**Given task:**
Search the listing below for the word "with" and copy each line that holds it.

### Supplied entries

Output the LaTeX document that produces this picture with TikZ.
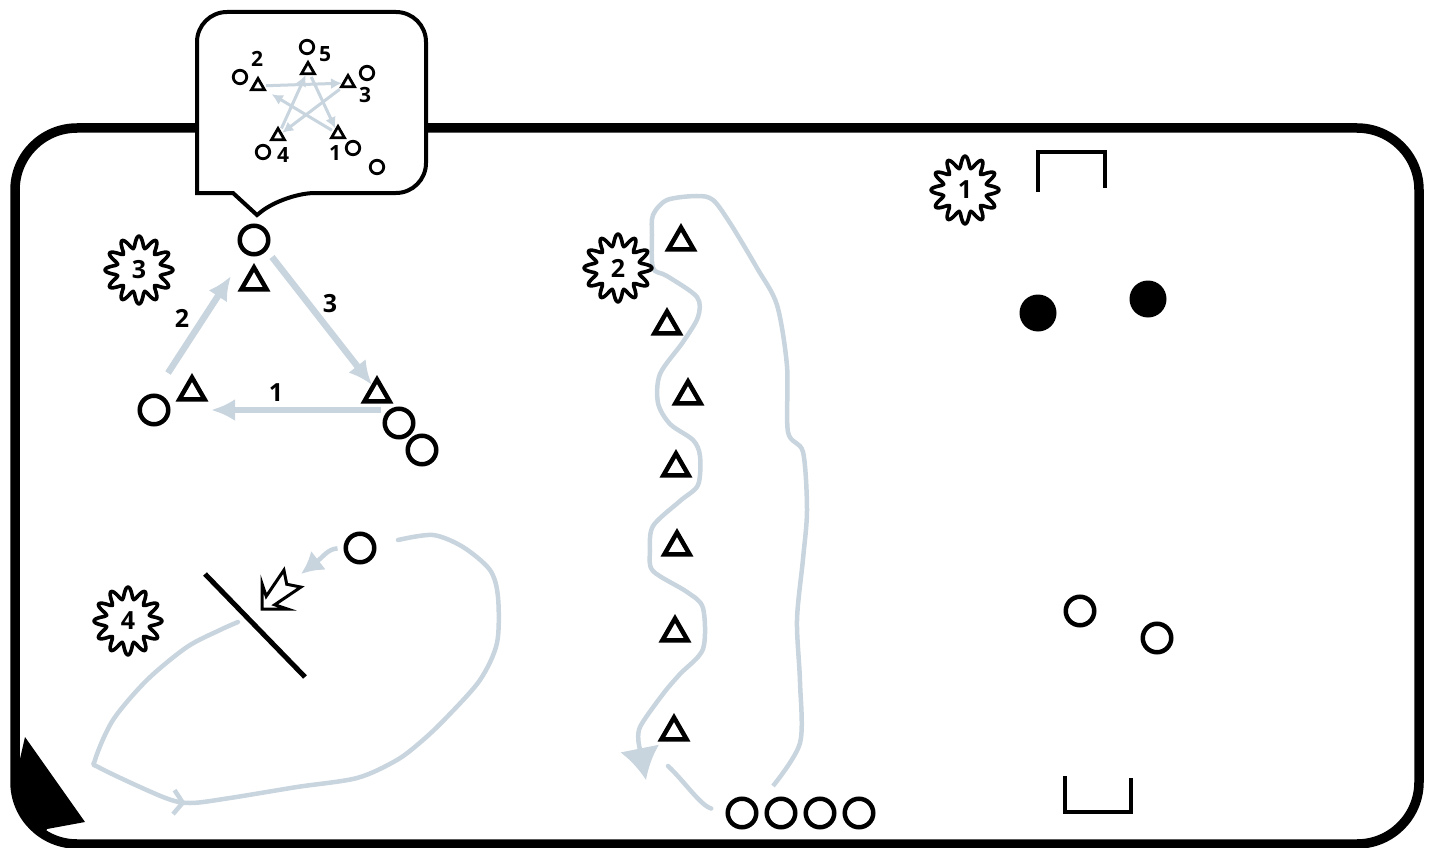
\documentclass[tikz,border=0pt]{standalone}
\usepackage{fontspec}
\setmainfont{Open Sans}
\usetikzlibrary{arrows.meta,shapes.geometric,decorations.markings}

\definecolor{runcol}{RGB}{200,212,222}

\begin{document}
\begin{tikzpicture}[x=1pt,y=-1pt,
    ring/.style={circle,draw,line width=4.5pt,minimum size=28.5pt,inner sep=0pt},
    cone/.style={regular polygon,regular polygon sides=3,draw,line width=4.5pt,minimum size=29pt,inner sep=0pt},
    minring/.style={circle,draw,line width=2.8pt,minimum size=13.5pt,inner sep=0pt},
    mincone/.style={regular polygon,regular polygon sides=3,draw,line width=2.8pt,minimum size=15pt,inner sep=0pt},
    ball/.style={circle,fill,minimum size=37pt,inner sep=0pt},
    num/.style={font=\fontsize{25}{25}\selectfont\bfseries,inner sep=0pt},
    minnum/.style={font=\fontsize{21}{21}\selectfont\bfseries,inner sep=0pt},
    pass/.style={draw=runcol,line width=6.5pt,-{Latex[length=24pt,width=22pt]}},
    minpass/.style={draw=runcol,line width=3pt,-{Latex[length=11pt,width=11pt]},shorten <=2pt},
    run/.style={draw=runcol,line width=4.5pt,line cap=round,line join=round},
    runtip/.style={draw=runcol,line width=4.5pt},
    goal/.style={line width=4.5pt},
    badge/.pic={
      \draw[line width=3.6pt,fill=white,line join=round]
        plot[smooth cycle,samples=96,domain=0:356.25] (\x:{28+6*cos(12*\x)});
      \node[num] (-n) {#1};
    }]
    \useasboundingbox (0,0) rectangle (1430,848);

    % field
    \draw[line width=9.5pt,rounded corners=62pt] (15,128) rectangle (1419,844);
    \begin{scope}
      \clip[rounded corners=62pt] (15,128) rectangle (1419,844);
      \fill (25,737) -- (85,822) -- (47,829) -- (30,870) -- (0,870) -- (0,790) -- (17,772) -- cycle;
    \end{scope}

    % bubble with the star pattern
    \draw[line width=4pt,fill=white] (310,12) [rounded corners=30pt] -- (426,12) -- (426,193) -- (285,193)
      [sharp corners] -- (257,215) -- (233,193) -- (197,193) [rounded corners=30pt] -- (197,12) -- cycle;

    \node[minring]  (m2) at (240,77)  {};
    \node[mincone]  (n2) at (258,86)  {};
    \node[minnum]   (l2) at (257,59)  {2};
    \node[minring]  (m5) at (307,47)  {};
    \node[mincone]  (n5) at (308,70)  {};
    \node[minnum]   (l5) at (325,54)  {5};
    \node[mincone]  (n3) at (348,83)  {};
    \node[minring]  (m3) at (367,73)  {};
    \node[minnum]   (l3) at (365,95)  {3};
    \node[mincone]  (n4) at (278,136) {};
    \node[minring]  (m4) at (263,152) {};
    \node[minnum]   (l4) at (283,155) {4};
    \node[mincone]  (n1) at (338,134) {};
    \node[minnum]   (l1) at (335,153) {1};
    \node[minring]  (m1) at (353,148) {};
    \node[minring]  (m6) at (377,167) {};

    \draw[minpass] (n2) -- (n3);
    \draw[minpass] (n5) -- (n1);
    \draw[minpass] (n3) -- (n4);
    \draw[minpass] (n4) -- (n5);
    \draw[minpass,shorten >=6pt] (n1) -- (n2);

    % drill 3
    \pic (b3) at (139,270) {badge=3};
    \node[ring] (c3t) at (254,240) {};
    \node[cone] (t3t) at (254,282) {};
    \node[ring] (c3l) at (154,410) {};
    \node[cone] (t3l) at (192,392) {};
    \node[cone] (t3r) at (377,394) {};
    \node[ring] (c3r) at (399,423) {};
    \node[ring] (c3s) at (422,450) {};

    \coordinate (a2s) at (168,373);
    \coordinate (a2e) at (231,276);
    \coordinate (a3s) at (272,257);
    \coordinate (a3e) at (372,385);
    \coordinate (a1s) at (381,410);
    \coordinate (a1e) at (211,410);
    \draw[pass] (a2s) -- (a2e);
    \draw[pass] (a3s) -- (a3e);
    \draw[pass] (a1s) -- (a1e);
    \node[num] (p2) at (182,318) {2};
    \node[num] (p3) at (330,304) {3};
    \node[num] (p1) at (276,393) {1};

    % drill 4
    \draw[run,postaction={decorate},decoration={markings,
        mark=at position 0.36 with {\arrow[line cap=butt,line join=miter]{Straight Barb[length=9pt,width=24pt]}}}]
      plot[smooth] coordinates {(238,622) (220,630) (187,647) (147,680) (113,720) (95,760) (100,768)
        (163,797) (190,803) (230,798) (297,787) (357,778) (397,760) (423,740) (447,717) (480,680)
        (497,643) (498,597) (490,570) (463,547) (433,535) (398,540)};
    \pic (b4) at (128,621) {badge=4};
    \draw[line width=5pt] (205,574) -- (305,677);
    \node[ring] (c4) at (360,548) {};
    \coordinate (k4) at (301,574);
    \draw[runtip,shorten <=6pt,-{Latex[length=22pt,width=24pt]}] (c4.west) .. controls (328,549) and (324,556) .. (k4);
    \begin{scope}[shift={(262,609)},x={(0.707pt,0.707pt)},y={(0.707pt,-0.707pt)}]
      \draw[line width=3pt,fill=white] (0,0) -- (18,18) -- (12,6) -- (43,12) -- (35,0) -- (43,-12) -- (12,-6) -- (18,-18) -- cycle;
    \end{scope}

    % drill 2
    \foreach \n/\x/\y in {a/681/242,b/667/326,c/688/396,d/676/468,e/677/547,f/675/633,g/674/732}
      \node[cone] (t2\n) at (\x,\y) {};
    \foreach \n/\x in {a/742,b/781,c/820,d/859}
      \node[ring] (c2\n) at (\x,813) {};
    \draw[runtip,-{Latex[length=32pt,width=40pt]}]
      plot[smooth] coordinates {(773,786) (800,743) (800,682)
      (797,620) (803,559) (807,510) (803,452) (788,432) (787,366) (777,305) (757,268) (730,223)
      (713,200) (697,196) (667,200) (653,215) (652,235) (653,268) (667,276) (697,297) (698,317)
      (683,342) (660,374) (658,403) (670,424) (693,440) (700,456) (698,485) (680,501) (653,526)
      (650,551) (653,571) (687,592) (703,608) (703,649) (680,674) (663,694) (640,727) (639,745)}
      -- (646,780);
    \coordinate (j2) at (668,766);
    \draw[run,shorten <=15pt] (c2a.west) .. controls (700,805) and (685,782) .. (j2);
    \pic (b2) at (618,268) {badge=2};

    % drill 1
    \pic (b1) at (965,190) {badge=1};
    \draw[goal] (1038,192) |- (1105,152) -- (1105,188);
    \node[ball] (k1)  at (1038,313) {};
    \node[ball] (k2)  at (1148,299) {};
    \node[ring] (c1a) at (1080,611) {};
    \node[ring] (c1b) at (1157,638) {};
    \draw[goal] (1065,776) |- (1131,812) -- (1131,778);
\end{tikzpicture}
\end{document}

######
### Supplied entries

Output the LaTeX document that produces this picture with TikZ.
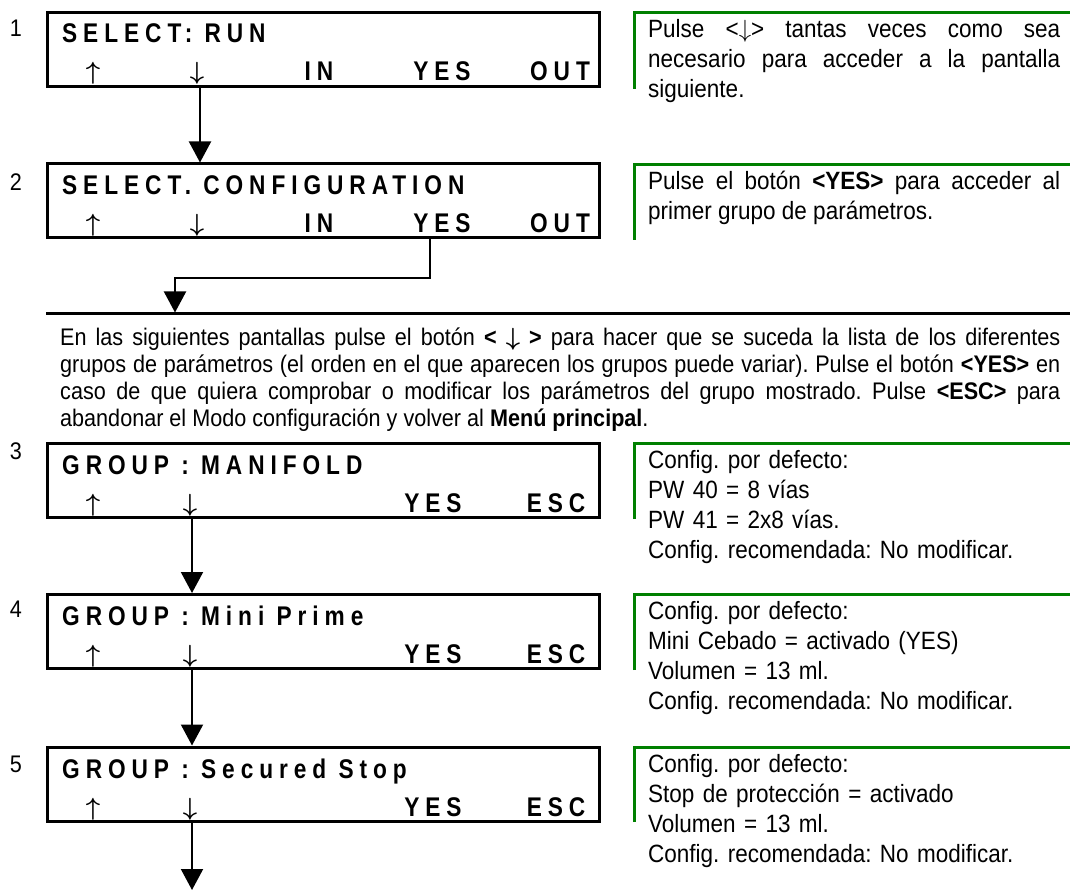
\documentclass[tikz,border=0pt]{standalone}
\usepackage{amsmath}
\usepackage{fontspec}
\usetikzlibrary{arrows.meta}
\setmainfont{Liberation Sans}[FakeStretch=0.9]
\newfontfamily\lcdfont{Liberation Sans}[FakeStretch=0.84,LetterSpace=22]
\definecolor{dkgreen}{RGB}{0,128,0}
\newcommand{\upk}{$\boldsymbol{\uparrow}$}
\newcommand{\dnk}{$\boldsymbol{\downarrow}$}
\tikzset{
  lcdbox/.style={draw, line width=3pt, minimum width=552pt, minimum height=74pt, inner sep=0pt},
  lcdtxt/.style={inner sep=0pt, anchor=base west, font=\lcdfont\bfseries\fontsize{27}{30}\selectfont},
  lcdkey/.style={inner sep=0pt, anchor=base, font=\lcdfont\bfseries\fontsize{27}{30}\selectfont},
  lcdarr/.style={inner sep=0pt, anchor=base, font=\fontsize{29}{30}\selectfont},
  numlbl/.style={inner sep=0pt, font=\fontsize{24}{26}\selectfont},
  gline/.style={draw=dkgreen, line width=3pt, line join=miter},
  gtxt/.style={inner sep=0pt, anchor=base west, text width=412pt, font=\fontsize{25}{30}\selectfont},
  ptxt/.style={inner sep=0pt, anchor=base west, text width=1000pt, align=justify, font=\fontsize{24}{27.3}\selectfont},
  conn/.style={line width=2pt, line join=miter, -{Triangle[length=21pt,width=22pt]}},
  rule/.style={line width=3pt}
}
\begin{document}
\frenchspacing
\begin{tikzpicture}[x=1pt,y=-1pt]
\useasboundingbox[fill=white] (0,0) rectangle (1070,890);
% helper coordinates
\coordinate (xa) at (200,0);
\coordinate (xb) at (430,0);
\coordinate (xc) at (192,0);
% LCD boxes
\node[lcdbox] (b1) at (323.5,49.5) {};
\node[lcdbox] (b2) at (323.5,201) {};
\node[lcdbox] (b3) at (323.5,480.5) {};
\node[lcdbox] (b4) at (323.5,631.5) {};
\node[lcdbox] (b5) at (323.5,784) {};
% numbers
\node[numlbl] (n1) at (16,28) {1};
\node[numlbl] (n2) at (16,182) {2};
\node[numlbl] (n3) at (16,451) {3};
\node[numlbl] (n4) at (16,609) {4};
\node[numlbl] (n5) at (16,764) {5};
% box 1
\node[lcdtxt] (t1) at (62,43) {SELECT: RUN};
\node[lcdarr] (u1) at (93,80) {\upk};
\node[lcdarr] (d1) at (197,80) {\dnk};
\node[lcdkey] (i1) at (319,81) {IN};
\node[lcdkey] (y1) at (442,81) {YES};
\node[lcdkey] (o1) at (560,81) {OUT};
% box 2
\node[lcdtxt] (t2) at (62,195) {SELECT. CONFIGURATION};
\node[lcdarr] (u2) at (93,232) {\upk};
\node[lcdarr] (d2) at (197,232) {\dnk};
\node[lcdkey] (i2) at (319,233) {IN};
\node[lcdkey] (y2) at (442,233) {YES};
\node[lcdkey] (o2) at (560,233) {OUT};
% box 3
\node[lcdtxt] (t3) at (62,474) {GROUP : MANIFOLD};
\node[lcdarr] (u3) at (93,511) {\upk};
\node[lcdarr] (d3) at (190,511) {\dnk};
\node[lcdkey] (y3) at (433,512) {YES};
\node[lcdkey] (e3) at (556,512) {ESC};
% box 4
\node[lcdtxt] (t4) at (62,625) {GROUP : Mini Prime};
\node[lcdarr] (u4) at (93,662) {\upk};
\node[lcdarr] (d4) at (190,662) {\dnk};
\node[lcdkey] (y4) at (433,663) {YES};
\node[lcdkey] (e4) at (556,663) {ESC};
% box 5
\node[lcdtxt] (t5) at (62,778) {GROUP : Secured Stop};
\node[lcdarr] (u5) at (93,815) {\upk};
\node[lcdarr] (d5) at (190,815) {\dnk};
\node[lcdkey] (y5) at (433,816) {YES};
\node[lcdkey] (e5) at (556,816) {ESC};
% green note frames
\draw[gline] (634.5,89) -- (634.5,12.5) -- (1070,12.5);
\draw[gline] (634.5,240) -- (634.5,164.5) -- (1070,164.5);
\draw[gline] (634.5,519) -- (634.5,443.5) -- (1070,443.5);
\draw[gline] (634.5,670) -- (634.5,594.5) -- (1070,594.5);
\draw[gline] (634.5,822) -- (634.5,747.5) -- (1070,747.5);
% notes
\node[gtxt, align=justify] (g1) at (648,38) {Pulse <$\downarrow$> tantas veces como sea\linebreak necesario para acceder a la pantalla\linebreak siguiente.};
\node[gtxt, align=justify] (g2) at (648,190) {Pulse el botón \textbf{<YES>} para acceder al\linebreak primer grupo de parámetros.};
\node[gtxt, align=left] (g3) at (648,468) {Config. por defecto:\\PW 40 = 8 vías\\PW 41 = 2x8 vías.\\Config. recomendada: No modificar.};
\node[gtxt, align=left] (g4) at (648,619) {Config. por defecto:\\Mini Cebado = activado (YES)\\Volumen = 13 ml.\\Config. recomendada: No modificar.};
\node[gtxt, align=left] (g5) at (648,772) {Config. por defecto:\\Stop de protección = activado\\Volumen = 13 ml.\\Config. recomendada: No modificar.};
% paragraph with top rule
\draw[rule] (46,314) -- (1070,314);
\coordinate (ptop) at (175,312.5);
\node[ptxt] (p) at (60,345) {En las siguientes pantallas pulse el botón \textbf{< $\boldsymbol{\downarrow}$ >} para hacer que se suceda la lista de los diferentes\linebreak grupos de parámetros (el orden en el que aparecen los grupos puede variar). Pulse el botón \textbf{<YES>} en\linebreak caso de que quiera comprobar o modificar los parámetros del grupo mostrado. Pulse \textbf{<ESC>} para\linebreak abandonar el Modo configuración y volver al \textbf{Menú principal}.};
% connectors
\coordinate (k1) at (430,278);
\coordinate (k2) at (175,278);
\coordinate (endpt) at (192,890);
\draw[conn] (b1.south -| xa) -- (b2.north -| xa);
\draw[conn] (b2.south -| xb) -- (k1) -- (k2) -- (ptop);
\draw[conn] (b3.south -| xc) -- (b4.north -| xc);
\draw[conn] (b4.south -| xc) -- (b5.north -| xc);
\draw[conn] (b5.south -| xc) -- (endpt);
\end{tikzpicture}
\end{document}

######

**Result of this exercise:**
Output the LaTeX document that produces this picture with TikZ.
    % bubble with the star pattern
        mark=at position 0.36 with {\arrow[line cap=butt,line join=miter]{Straight Barb[length=9pt,width=24pt]}}}]
Output the LaTeX document that produces this picture with TikZ.
% paragraph with top rule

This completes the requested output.